My father picked Sheila and myself up last night from Burbank International Airport at around ten-thirty. My cousin was dropped off at the Sixth Family’s house, and then my dad and I drove home. I took a long shower and woke up late today.
Thanh, Sheila and I went to Point Lobos State Park after we left Hermano’s house. [A word about Hermano: he’s a very nice guy. I certainly appreciate him letting us stay at his house. Three people could be quite an inconvenience. Not only did he let us stay for two nights, but he also took us to the Monterey Bay Aquarium, which was a wonderful experience. The guy’s a professional rollerskater. He has many pictures on his livingroom wall of him and his wife at various competitions across the nation. His younger pictures, where he is without a beard, make him look like Guy Pierce.] The park was similar to the gorgeous beaches of Humboldt County and Trinidad Bay. We spent our whole time walking around a part of the park called China Cove. The little cove was very picturesque, like from a travel agency ad: white sand, blue water, tall cliffs and caves that lead to other nearby coves. When I realized that I could swim through those caves and reach another side, I changed into my swimming clothes. It was a frightening experience, but very fulfilling. The waters swelled, but there were no torrent of waves. The thing that frightened me, however, was the kelp. The water was clear blue, I could see the white sand at the bottom, and the dead kelp that floated among the cove waters looked like (I know this sounds silly) sea monsters! I told myself that they were just plants. I swam by them, and the slippery and prickly leaves of the kelp would illicit my fight-or-flight response and I’d start to panic. Well, I controlled my fears for the most part and found the whole swim quite an adventure. When I got out, the ice-cold water had numbed my skin. Turning around to look at the cove one last time, I saw eight or so dog-like heads pop up from the water. They were a pack of seals! I quickly took off my T-shirt again and jumped into that salty pool of ice. The seals would disappear, of course, for a few minutes. But a couple popped up to see who (or what) was swimming towards them. They were curious. At one point, a seal was only six feet away from me. It looked SO adorable. I wish they were a bit more playful, though.

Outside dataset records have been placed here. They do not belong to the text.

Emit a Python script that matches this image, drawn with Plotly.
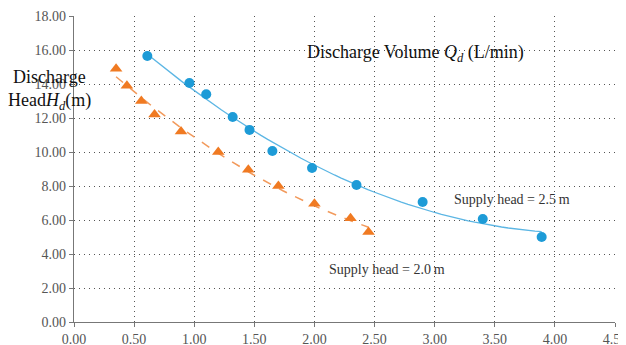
import numpy as np
import plotly.graph_objects as go

# Supply head = 2.5 m
q_25 = [0.61, 0.96, 1.10, 1.32, 1.46, 1.65, 1.98, 2.35, 2.90, 3.40, 3.89]
h_25 = [15.65, 14.06, 13.4, 12.06, 11.3, 10.06, 9.06, 8.06, 7.06, 6.06, 5.0]
# Supply head = 2.0 m
q_20 = [0.35, 0.44, 0.56, 0.67, 0.89, 1.20, 1.45, 1.70, 2.00, 2.30, 2.45]
h_20 = [14.9, 13.9, 13.0, 12.2, 11.2, 10.0, 8.95, 8.0, 6.95, 6.1, 5.3]

x_ticks = [0, 0.5, 1, 1.5, 2, 2.5, 3, 3.5, 4, 4.5]
y_ticks = [0, 2, 4, 6, 8, 10, 12, 14, 16, 18]

blue = "#1d9bd7"
blue_line = "#5cb6e4"
orange = "#f07a22"
orange_line = "#f29a5c"

def fit(x, y, deg=2):
    c = np.polyfit(x, y, deg)
    xs = np.linspace(min(x), max(x), 60)
    return xs, np.polyval(c, xs)

fx25, fy25 = fit(q_25, h_25)
fx20, fy20 = fit(q_20, h_20)

fig = go.Figure()
fig.add_trace(go.Scatter(x=fx25, y=fy25, mode="lines",
                         line=dict(color=blue_line, width=1.3), showlegend=False, hoverinfo="skip"))
fig.add_trace(go.Scatter(x=fx20, y=fy20, mode="lines",
                         line=dict(color=orange_line, width=1.5, dash="dash"), showlegend=False, hoverinfo="skip"))
fig.add_trace(go.Scatter(x=q_25, y=h_25, mode="markers",
                         marker=dict(color=blue, size=10, symbol="circle"), showlegend=False))
fig.add_trace(go.Scatter(x=q_20, y=h_20, mode="markers",
                         marker=dict(color=orange, size=11, symbol="triangle-up"), showlegend=False))

font_serif = "Liberation Serif, Times New Roman, serif"
grid_dash = "1px,4px"

# page body adds an 8px offset; plot area targets x 74..615, y 16..322 in the window
fig.update_layout(
    width=618, height=337,
    margin=dict(l=66, r=11, t=8, b=23),
    paper_bgcolor="white", plot_bgcolor="white",
    font=dict(family=font_serif, color="#555555", size=14),
    xaxis=dict(range=[0, 4.5], tickvals=x_ticks, ticktext=[f"{v:.2f}" for v in x_ticks],
               showgrid=True, gridcolor="#555555", gridwidth=1, griddash=grid_dash,
               showline=True, linecolor="#777777", linewidth=1.2, automargin=False,
               ticklabeloverflow="allow",
               ticks="outside", ticklen=4, tickcolor="#777777", zeroline=False),
    yaxis=dict(range=[0, 18], tickvals=y_ticks, ticktext=[f"{v:.2f}" for v in y_ticks],
               showgrid=True, gridcolor="#555555", gridwidth=1, griddash=grid_dash,
               showline=True, linecolor="#777777", linewidth=1.2, automargin=False,
               ticks="outside", ticklen=4, tickcolor="#777777", zeroline=False),
    annotations=[
        dict(x=2.84, y=15.8, xref="x", yref="y", showarrow=False,
             text="Discharge Volume <i>Q<sub>d</sub></i> (L/min)",
             font=dict(family=font_serif, size=18, color="#111111")),
        dict(x=-0.0444, y=0.80, xref="paper", yref="paper", showarrow=False,
             xanchor="center", yanchor="middle", text="Discharge",
             font=dict(family=font_serif, size=18, color="#111111")),
        dict(x=-0.0444, y=0.722, xref="paper", yref="paper", showarrow=False,
             xanchor="center", yanchor="middle", text="Head<i>H<sub>d</sub></i>(m)",
             font=dict(family=font_serif, size=18, color="#111111")),
        dict(x=3.64, y=7.2, xref="x", yref="y", showarrow=False,
             text="Supply head = 2.5\u2009m",
             font=dict(family=font_serif, size=14, color="#333333")),
        dict(x=2.6, y=3.06, xref="x", yref="y", showarrow=False,
             text="Supply head = 2.0\u2009m",
             font=dict(family=font_serif, size=14, color="#333333")),
    ],
)

fig.write_html("out.html")
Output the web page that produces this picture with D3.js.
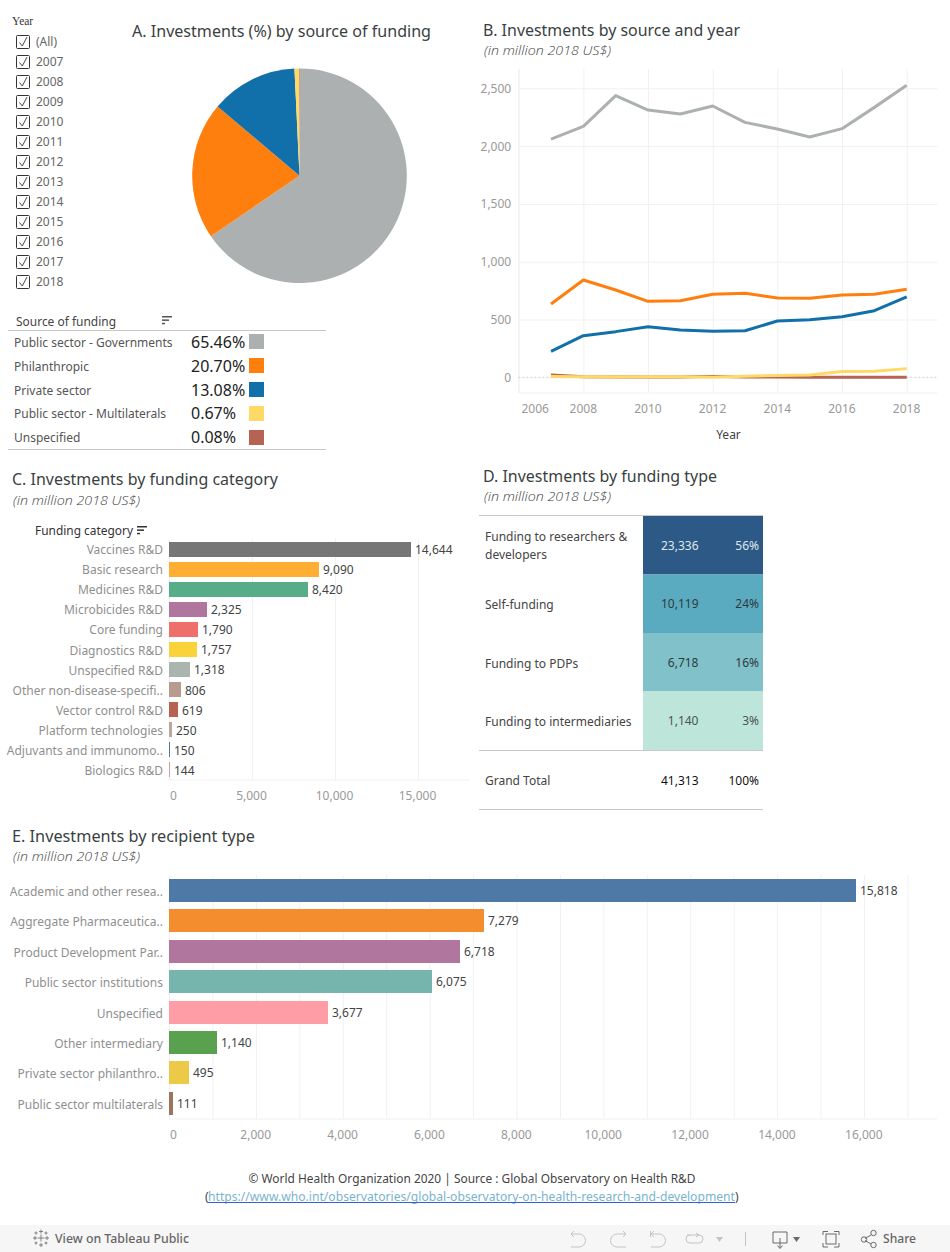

We left for my great uncle’s house at around two in the afternoon. Tony and Kevin grew a little since I last saw them. Tony’s face has cleared up, and he and his brother are as mature and smart as ever. We all went to the Great Mall, had dinner at their home, and played Risk in the evening. Tony won. The next day, everyone slept in late. Thanh, Tony, Kevin and I played two-on-two basketball while Sheila got a tan on her lower legs. Tony and I won. Thanh, being a basketball coach, gave Kevin a few pointers. Kevin, being impressed, asked if Thanh could move to Milipitas and be his personal coach. Thanh found him to be incredibly cute. I did, too. I love those two kids. I’ve always considered them to be my ideal sons.
After a Vietnamese dinner with the rest of T & K’s family, Thanh drove Sheila and I to the Oakland airport. At least a good friendship developed between Thanh and my cousin, I believe. When we said our goodbyes, Sheila gave him her ring for him to wear. That ring means a lot to her. Perhaps that ring will end up meaning a lot to him? I hope so. Thanh’s a good guy and Sheila would be very lucky gal.